When it comes to restaurant food, the interest level remains high among today’s increasingly sophisticated consumers. It would have been hard to imagine that fact years ago when food was simply viewed as sustenance. Sure, it feeds a fundamental need, but, in the past, consumers’ knowledge and appreciation of food was limited at best and the extent of product available in the marketplace was dictated, in many cases, by price point. Today, consumers know nearly as much about food as the cooks who prepare it. And, interestingly, this fascination with the subject is being passed on to children as witnessed by the sophisticated choices they’re making in restaurants.
While this love affair with food bodes well for the foodservice industry, there are ramifications. For example, consumers and advocates now take the health impacts of their culinary choices more seriously than ever, leading to greater interest in food, from the choices made at the farm level to the choices made about the fish and seafood harvested from our oceans. No longer are ingredients chosen simply because they taste good but also because they’re good for us and for the environment. Sustenance and sustainability now naturally go hand and hand. Similarly, topics such as climate change, carbon footprint and the viability of farms are creating a crescendo of concerns from consumers and advocates alike — not to mention, our growing concerns about obesity.

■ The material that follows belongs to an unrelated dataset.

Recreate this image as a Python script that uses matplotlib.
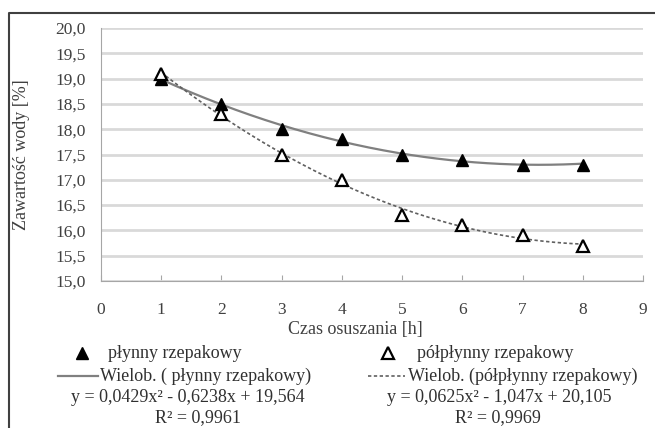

One need only look at the recent vilification of certain diets and ingredients to understand food has power to elicit both fervor and fear. As a recent example, sugar has become the latest ingredient to come under attack. This past spring, the movie “Fed Up” (see story on p. 38) was released, offering a scathing indictment of the white stuff. As a recent story in The Globe and Mail stated, “For decades many believed the only damage sugar caused was tooth decay and weight gain. But, in recent years, the case against it has been building with fantastic speed, and now a growing chorus of physicians and scientists believe the dangers are comparable to those of smoking.” Sound harsh? Perhaps, but it’s yet another reminder that food can spur fear and loathing in some consumers.
Suffice it to say, food is crucial to our lives and at the heart of the restaurant industry. So, the more we understand the ingredients (see profiles starting on p. 20) being used, the recipes being developed, and the trends and issues impacting consumer choices, the better armed chefs and operators are to run successful businesses. After all, what is food without the chefs who turn the raw product into a finished meal? This month’s series of chefs’ profiles puts it all into perspective by showcasing how these talented toques are interpreting today’s culinary reality in their respective kitchens (see profiles starting on p. 31).
In addition to our themed issue, this summer we’re pleased to present a special supplement on Tim Hortons. The iconic chain is celebrating its 50th anniversary this year and will be hosting its annual conference for franchisees this summer in Toronto. As one of the industry’s biggest success stories, its history is one that has become part of the Canadian fabric. We hope you enjoy the special report. And, we salute Canada’s number-1 foodservice chain for its success and longevity.